STATED TASK
Reproduce the listing exactly, with no pictures in your copy.

COLLECTED DATA
## Start
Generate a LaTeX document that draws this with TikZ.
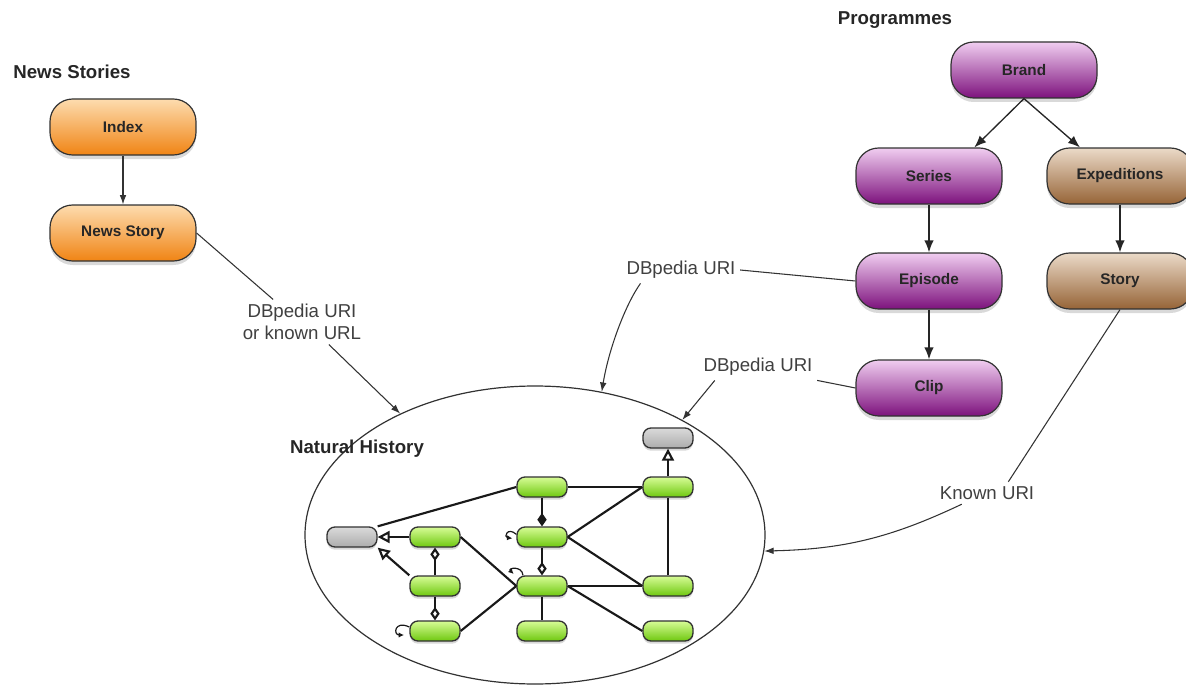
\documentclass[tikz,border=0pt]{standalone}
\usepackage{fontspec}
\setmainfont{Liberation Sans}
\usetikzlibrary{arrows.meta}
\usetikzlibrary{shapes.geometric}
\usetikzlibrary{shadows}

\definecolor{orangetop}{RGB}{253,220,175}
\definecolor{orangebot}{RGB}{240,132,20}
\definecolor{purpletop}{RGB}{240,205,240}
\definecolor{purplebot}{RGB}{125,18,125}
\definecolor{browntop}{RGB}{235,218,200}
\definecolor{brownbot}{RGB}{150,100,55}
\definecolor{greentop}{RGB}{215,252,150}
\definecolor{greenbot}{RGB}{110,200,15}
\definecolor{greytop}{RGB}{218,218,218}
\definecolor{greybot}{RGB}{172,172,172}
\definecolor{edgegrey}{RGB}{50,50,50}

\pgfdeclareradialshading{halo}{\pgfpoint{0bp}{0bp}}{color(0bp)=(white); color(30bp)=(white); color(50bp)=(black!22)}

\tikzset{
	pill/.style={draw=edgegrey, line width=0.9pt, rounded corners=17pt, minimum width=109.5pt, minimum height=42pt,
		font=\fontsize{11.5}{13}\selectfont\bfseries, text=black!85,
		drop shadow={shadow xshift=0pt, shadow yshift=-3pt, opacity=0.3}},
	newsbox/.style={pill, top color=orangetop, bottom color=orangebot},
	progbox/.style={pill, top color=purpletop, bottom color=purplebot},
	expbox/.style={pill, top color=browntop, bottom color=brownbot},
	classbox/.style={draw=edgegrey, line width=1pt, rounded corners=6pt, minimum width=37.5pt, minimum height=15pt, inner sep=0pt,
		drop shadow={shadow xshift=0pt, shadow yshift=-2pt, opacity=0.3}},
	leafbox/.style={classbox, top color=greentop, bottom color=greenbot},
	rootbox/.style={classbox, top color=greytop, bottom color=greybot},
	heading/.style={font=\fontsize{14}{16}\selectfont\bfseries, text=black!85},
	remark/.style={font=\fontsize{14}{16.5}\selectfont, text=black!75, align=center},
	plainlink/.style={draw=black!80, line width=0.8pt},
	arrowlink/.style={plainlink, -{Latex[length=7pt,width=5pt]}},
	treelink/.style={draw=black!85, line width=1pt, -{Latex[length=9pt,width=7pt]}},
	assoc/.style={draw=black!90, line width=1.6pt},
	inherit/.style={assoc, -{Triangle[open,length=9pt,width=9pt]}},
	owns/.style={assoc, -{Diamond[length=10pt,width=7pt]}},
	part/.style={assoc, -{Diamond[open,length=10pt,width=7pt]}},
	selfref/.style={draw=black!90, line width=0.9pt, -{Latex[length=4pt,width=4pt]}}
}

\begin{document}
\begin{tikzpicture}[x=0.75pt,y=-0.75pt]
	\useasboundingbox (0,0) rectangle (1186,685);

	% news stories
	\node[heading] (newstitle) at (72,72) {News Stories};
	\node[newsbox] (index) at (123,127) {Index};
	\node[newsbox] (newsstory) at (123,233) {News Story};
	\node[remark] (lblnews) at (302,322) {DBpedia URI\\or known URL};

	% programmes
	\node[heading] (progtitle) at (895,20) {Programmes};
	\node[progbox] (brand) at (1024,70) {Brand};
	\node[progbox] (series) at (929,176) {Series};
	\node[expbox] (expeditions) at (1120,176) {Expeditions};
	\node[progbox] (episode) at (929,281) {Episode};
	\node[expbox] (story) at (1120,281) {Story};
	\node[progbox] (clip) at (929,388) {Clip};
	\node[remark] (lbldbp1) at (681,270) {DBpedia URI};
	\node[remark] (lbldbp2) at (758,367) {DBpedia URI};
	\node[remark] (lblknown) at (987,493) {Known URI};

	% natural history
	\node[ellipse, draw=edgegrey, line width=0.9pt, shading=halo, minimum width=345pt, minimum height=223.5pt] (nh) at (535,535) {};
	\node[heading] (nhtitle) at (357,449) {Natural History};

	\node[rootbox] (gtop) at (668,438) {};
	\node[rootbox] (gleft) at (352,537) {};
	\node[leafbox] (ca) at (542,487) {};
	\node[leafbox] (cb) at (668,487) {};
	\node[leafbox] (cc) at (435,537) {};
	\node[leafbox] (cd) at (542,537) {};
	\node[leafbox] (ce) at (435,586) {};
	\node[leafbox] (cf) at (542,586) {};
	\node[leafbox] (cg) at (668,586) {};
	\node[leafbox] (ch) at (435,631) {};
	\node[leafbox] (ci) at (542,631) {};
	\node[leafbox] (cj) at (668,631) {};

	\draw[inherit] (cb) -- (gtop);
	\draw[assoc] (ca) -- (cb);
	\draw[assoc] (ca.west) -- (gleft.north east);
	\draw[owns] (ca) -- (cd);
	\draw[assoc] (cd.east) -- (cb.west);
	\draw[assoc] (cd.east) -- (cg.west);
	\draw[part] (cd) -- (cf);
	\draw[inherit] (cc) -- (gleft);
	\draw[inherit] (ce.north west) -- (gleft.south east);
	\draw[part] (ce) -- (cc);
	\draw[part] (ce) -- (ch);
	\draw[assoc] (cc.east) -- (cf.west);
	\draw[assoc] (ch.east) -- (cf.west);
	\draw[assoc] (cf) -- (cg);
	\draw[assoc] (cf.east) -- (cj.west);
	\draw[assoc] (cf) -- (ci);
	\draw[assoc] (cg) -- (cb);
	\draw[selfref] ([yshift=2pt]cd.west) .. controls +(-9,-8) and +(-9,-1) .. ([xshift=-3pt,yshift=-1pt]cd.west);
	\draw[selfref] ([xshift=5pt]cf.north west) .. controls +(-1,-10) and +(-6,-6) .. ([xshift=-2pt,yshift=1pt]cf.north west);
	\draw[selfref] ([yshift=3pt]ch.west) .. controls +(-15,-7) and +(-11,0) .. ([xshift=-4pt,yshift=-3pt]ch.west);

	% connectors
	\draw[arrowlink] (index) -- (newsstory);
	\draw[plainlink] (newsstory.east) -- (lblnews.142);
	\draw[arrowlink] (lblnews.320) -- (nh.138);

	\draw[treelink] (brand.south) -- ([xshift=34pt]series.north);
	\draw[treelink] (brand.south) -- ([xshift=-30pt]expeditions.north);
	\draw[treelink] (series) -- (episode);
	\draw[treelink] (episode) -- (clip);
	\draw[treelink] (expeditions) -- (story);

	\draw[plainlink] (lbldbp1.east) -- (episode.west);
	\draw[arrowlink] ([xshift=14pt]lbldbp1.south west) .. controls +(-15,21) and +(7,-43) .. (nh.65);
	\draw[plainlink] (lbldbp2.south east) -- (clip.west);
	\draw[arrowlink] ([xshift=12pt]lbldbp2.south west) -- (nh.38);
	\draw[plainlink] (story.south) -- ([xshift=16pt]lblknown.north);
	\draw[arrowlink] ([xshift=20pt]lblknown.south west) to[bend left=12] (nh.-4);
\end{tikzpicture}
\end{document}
## End
TASK OUTPUT
Generate a LaTeX document that draws this with TikZ.
\documentclass[tikz,border=0pt]{standalone}
\usepackage{fontspec}
\setmainfont{Liberation Sans}
\usetikzlibrary{arrows.meta}
\usetikzlibrary{shapes.geometric}
\usetikzlibrary{shadows}

\definecolor{orangetop}{RGB}{253,220,175}
\definecolor{orangebot}{RGB}{240,132,20}
\definecolor{purpletop}{RGB}{240,205,240}
\definecolor{purplebot}{RGB}{125,18,125}
\definecolor{browntop}{RGB}{235,218,200}
\definecolor{brownbot}{RGB}{150,100,55}
\definecolor{greentop}{RGB}{215,252,150}
\definecolor{greenbot}{RGB}{110,200,15}
\definecolor{greytop}{RGB}{218,218,218}
\definecolor{greybot}{RGB}{172,172,172}
\definecolor{edgegrey}{RGB}{50,50,50}

\pgfdeclareradialshading{halo}{\pgfpoint{0bp}{0bp}}{color(0bp)=(white); color(30bp)=(white); color(50bp)=(black!22)}

\tikzset{
	pill/.style={draw=edgegrey, line width=0.9pt, rounded corners=17pt, minimum width=109.5pt, minimum height=42pt,
		font=\fontsize{11.5}{13}\selectfont\bfseries, text=black!85,
		drop shadow={shadow xshift=0pt, shadow yshift=-3pt, opacity=0.3}},
	newsbox/.style={pill, top color=orangetop, bottom color=orangebot},
	progbox/.style={pill, top color=purpletop, bottom color=purplebot},
	expbox/.style={pill, top color=browntop, bottom color=brownbot},
	classbox/.style={draw=edgegrey, line width=1pt, rounded corners=6pt, minimum width=37.5pt, minimum height=15pt, inner sep=0pt,
		drop shadow={shadow xshift=0pt, shadow yshift=-2pt, opacity=0.3}},
	leafbox/.style={classbox, top color=greentop, bottom color=greenbot},
	rootbox/.style={classbox, top color=greytop, bottom color=greybot},
	heading/.style={font=\fontsize{14}{16}\selectfont\bfseries, text=black!85},
	remark/.style={font=\fontsize{14}{16.5}\selectfont, text=black!75, align=center},
	plainlink/.style={draw=black!80, line width=0.8pt},
	arrowlink/.style={plainlink, -{Latex[length=7pt,width=5pt]}},
	treelink/.style={draw=black!85, line width=1pt, -{Latex[length=9pt,width=7pt]}},
	assoc/.style={draw=black!90, line width=1.6pt},
	inherit/.style={assoc, -{Triangle[open,length=9pt,width=9pt]}},
	owns/.style={assoc, -{Diamond[length=10pt,width=7pt]}},
	part/.style={assoc, -{Diamond[open,length=10pt,width=7pt]}},
	selfref/.style={draw=black!90, line width=0.9pt, -{Latex[length=4pt,width=4pt]}}
}

\begin{document}
\begin{tikzpicture}[x=0.75pt,y=-0.75pt]
	\useasboundingbox (0,0) rectangle (1186,685);

	% news stories
	\node[heading] (newstitle) at (72,72) {News Stories};
	\node[newsbox] (index) at (123,127) {Index};
	\node[newsbox] (newsstory) at (123,233) {News Story};
	\node[remark] (lblnews) at (302,322) {DBpedia URI\\or known URL};

	% programmes
	\node[heading] (progtitle) at (895,20) {Programmes};
	\node[progbox] (brand) at (1024,70) {Brand};
	\node[progbox] (series) at (929,176) {Series};
	\node[expbox] (expeditions) at (1120,176) {Expeditions};
	\node[progbox] (episode) at (929,281) {Episode};
	\node[expbox] (story) at (1120,281) {Story};
	\node[progbox] (clip) at (929,388) {Clip};
	\node[remark] (lbldbp1) at (681,270) {DBpedia URI};
	\node[remark] (lbldbp2) at (758,367) {DBpedia URI};
	\node[remark] (lblknown) at (987,493) {Known URI};

	% natural history
	\node[ellipse, draw=edgegrey, line width=0.9pt, shading=halo, minimum width=345pt, minimum height=223.5pt] (nh) at (535,535) {};
	\node[heading] (nhtitle) at (357,449) {Natural History};

	\node[rootbox] (gtop) at (668,438) {};
	\node[rootbox] (gleft) at (352,537) {};
	\node[leafbox] (ca) at (542,487) {};
	\node[leafbox] (cb) at (668,487) {};
	\node[leafbox] (cc) at (435,537) {};
	\node[leafbox] (cd) at (542,537) {};
	\node[leafbox] (ce) at (435,586) {};
	\node[leafbox] (cf) at (542,586) {};
	\node[leafbox] (cg) at (668,586) {};
	\node[leafbox] (ch) at (435,631) {};
	\node[leafbox] (ci) at (542,631) {};
	\node[leafbox] (cj) at (668,631) {};

	\draw[inherit] (cb) -- (gtop);
	\draw[assoc] (ca) -- (cb);
	\draw[assoc] (ca.west) -- (gleft.north east);
	\draw[owns] (ca) -- (cd);
	\draw[assoc] (cd.east) -- (cb.west);
	\draw[assoc] (cd.east) -- (cg.west);
	\draw[part] (cd) -- (cf);
	\draw[inherit] (cc) -- (gleft);
	\draw[inherit] (ce.north west) -- (gleft.south east);
	\draw[part] (ce) -- (cc);
	\draw[part] (ce) -- (ch);
	\draw[assoc] (cc.east) -- (cf.west);
	\draw[assoc] (ch.east) -- (cf.west);
	\draw[assoc] (cf) -- (cg);
	\draw[assoc] (cf.east) -- (cj.west);
	\draw[assoc] (cf) -- (ci);
	\draw[assoc] (cg) -- (cb);
	\draw[selfref] ([yshift=2pt]cd.west) .. controls +(-9,-8) and +(-9,-1) .. ([xshift=-3pt,yshift=-1pt]cd.west);
	\draw[selfref] ([xshift=5pt]cf.north west) .. controls +(-1,-10) and +(-6,-6) .. ([xshift=-2pt,yshift=1pt]cf.north west);
	\draw[selfref] ([yshift=3pt]ch.west) .. controls +(-15,-7) and +(-11,0) .. ([xshift=-4pt,yshift=-3pt]ch.west);

	% connectors
	\draw[arrowlink] (index) -- (newsstory);
	\draw[plainlink] (newsstory.east) -- (lblnews.142);
	\draw[arrowlink] (lblnews.320) -- (nh.138);

	\draw[treelink] (brand.south) -- ([xshift=34pt]series.north);
	\draw[treelink] (brand.south) -- ([xshift=-30pt]expeditions.north);
	\draw[treelink] (series) -- (episode);
	\draw[treelink] (episode) -- (clip);
	\draw[treelink] (expeditions) -- (story);

	\draw[plainlink] (lbldbp1.east) -- (episode.west);
	\draw[arrowlink] ([xshift=14pt]lbldbp1.south west) .. controls +(-15,21) and +(7,-43) .. (nh.65);
	\draw[plainlink] (lbldbp2.south east) -- (clip.west);
	\draw[arrowlink] ([xshift=12pt]lbldbp2.south west) -- (nh.38);
	\draw[plainlink] (story.south) -- ([xshift=16pt]lblknown.north);
	\draw[arrowlink] ([xshift=20pt]lblknown.south west) to[bend left=12] (nh.-4);
\end{tikzpicture}
\end{document}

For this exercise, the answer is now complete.